In the records that follow, locate every line with "React" and extract it.

**PROVIDED ENTRIES:**
begin

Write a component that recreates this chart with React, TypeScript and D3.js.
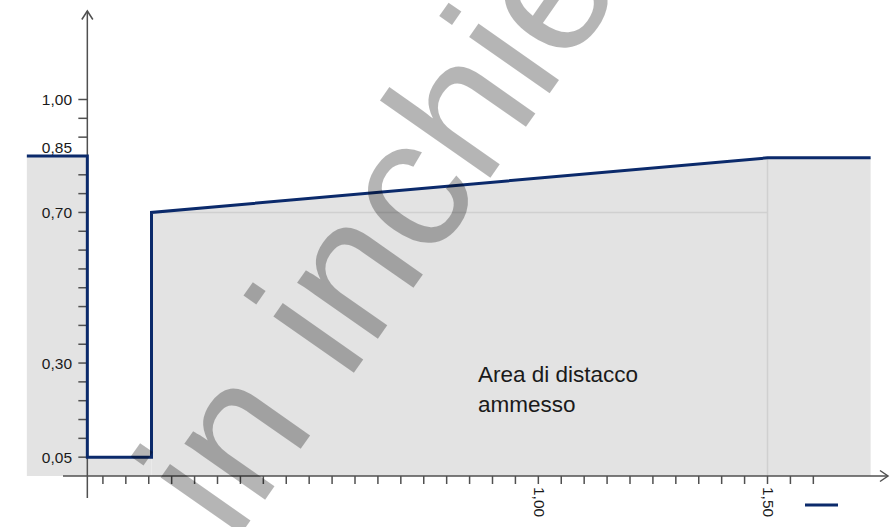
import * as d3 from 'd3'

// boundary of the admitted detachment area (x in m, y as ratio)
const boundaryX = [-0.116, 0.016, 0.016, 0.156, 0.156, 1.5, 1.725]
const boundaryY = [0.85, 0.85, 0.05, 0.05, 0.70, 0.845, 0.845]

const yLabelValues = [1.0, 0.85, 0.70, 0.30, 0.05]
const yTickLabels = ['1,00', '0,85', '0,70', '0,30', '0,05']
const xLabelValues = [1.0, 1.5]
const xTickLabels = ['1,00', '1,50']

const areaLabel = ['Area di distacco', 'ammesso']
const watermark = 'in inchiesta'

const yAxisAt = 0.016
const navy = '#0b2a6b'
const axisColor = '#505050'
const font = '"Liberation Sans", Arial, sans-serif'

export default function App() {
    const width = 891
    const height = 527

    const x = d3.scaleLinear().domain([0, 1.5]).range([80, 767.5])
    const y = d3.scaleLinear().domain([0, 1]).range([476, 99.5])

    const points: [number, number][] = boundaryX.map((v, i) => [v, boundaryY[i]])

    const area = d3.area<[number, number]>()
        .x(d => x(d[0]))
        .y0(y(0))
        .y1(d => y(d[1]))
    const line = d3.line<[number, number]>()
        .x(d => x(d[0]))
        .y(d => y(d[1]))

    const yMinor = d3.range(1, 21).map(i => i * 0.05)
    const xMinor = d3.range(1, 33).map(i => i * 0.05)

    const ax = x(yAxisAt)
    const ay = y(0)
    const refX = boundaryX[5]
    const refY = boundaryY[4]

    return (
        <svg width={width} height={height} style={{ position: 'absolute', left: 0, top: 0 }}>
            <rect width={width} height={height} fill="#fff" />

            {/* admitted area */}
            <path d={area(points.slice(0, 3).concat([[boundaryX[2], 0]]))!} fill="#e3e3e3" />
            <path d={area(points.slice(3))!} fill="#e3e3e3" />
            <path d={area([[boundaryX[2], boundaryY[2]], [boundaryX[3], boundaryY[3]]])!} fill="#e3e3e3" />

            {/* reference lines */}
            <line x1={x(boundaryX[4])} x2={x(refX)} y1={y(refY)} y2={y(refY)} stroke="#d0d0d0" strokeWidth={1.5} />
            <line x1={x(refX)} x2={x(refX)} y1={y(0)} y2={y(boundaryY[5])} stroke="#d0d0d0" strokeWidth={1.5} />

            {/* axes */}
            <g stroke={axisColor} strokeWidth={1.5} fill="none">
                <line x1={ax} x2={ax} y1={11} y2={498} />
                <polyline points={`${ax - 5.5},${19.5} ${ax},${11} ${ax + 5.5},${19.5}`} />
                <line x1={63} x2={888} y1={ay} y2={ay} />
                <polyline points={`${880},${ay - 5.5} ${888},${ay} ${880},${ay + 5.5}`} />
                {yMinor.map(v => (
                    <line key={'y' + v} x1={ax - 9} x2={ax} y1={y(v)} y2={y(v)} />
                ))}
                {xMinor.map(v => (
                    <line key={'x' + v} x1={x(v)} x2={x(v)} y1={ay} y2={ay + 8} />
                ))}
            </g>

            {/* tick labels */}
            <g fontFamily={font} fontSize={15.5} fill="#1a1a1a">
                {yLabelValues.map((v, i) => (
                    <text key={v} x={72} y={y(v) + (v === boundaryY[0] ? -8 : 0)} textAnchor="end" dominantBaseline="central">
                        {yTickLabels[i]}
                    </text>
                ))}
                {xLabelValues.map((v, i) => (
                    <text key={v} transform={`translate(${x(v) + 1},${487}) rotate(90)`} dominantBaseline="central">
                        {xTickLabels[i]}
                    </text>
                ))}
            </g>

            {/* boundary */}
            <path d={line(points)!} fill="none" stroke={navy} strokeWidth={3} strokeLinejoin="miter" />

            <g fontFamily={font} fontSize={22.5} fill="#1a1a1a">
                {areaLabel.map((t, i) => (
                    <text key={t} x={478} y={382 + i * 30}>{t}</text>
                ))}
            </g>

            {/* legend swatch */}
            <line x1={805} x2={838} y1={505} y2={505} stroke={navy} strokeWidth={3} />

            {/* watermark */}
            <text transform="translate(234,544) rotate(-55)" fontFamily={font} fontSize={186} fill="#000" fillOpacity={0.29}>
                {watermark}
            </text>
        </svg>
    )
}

end
begin

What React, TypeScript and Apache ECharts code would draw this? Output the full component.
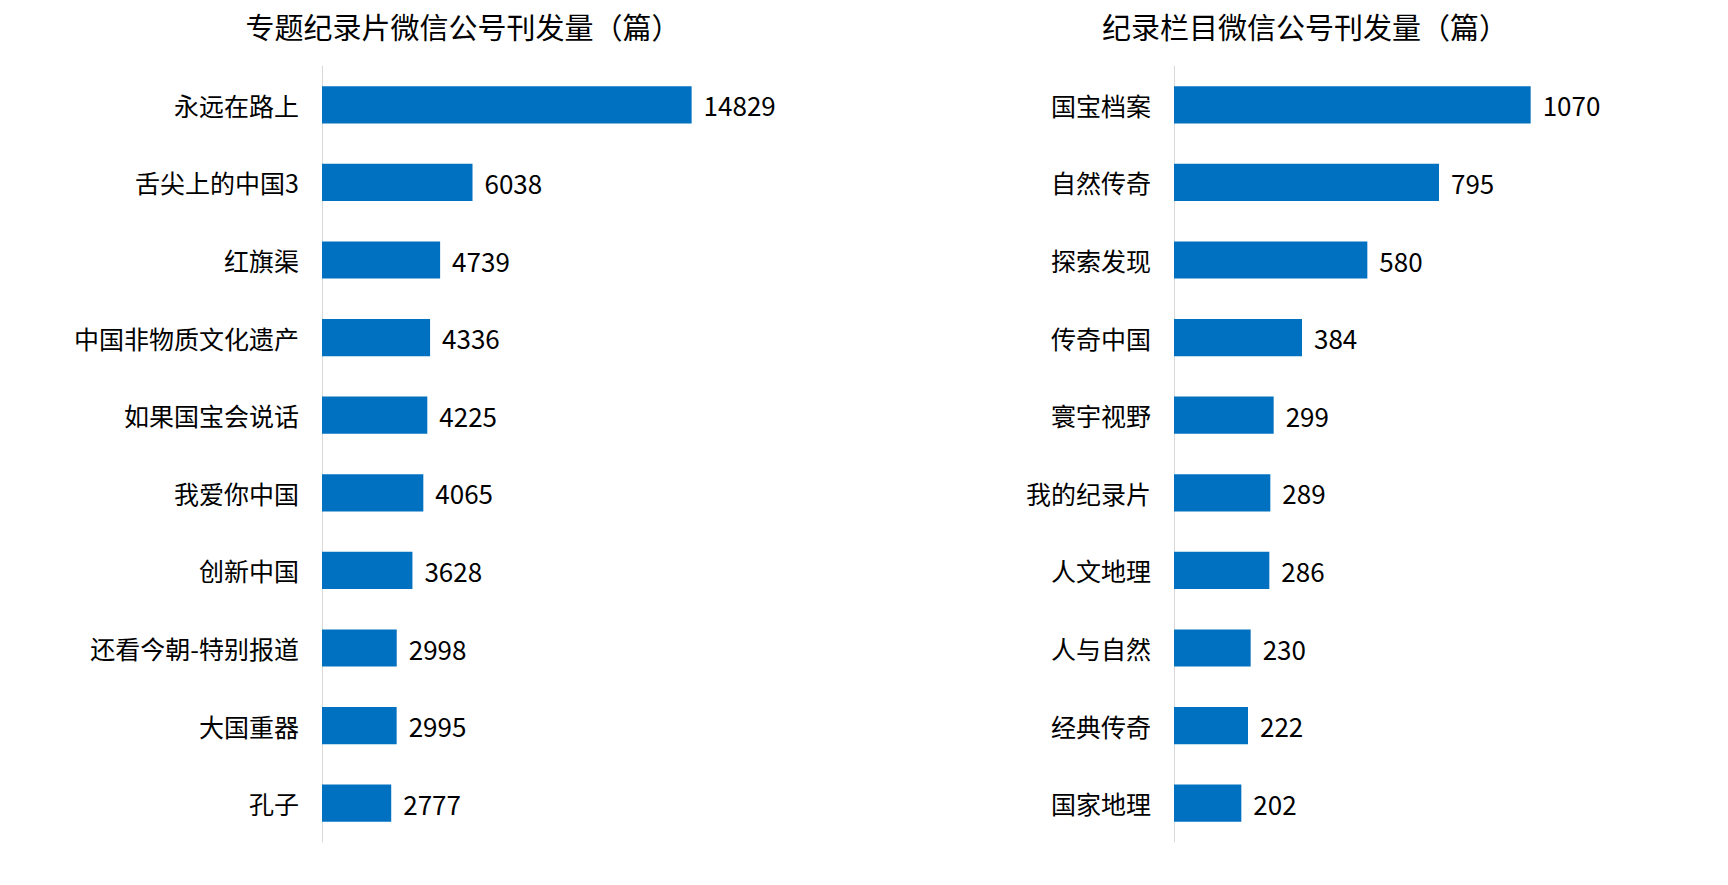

end
begin

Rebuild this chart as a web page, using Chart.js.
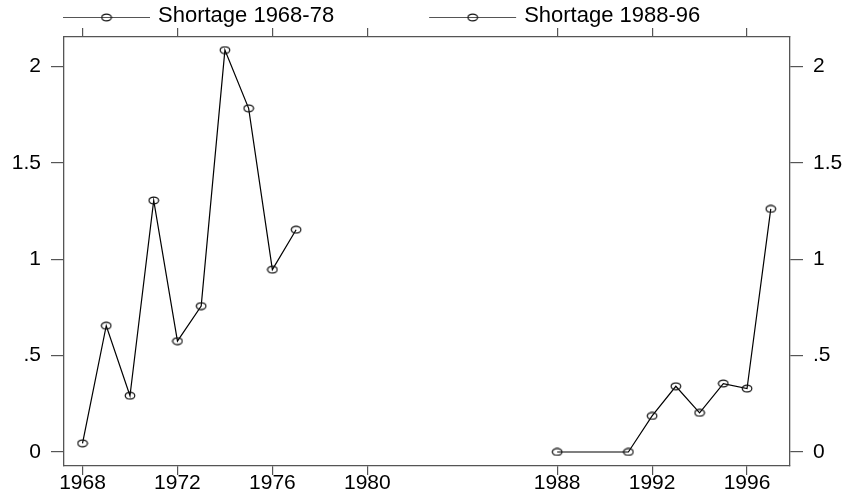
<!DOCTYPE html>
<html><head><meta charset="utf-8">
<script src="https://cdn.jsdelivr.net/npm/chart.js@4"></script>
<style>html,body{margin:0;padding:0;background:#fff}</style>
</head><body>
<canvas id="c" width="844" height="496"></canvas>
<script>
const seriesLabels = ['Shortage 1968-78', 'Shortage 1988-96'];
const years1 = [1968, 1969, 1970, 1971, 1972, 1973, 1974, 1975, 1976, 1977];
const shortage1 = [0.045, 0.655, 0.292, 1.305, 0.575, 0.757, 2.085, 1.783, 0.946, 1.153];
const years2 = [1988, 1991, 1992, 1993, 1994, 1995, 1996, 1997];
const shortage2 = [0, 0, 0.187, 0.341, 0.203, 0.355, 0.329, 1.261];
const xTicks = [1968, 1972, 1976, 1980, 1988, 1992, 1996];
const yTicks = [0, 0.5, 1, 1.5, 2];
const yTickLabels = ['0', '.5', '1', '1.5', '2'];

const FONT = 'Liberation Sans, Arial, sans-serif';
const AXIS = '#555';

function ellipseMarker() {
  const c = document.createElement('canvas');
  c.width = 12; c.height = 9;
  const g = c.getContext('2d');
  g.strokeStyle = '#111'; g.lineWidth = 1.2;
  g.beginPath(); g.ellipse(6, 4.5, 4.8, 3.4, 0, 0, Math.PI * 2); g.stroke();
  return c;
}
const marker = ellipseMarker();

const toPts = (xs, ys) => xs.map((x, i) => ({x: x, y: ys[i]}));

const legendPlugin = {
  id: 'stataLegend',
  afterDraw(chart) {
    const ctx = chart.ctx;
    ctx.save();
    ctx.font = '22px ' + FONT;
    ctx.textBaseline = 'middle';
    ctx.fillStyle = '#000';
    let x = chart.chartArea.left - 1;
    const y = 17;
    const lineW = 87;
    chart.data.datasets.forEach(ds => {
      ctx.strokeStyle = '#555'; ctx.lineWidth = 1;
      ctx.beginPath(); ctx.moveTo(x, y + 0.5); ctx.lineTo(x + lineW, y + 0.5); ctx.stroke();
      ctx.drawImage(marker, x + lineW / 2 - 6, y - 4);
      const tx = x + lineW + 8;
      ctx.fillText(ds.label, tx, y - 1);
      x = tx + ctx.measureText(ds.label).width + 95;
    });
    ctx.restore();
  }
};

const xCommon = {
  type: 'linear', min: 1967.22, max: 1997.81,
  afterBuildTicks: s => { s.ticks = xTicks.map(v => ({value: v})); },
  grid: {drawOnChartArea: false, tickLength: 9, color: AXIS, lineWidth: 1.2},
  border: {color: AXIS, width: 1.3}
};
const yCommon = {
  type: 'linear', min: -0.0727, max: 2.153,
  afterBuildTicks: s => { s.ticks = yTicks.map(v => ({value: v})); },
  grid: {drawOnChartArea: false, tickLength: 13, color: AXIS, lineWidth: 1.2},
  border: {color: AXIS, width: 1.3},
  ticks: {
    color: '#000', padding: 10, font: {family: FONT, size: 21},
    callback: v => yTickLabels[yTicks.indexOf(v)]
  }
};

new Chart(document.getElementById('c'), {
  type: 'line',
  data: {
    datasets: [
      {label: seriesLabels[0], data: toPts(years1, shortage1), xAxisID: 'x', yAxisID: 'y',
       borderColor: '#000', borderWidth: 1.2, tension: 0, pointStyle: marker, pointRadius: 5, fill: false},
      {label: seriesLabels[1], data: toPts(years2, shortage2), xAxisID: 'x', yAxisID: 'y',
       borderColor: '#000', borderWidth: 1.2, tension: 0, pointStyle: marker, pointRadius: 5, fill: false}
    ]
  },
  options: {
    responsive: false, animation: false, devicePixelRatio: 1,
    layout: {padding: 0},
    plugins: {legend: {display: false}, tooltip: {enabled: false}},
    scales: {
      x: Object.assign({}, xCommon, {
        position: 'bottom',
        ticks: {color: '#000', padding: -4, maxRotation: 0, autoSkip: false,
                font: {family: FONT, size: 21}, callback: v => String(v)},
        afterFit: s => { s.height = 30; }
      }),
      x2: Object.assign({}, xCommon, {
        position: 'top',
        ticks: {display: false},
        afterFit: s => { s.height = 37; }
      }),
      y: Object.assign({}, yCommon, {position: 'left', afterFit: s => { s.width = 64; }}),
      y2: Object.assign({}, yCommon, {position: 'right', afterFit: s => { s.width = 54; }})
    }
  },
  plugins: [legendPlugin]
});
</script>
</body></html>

end

**OUTPUT FOR THIS EXERCISE:**
Write a component that recreates this chart with React, TypeScript and D3.js.
What React, TypeScript and Apache ECharts code would draw this? Output the full component.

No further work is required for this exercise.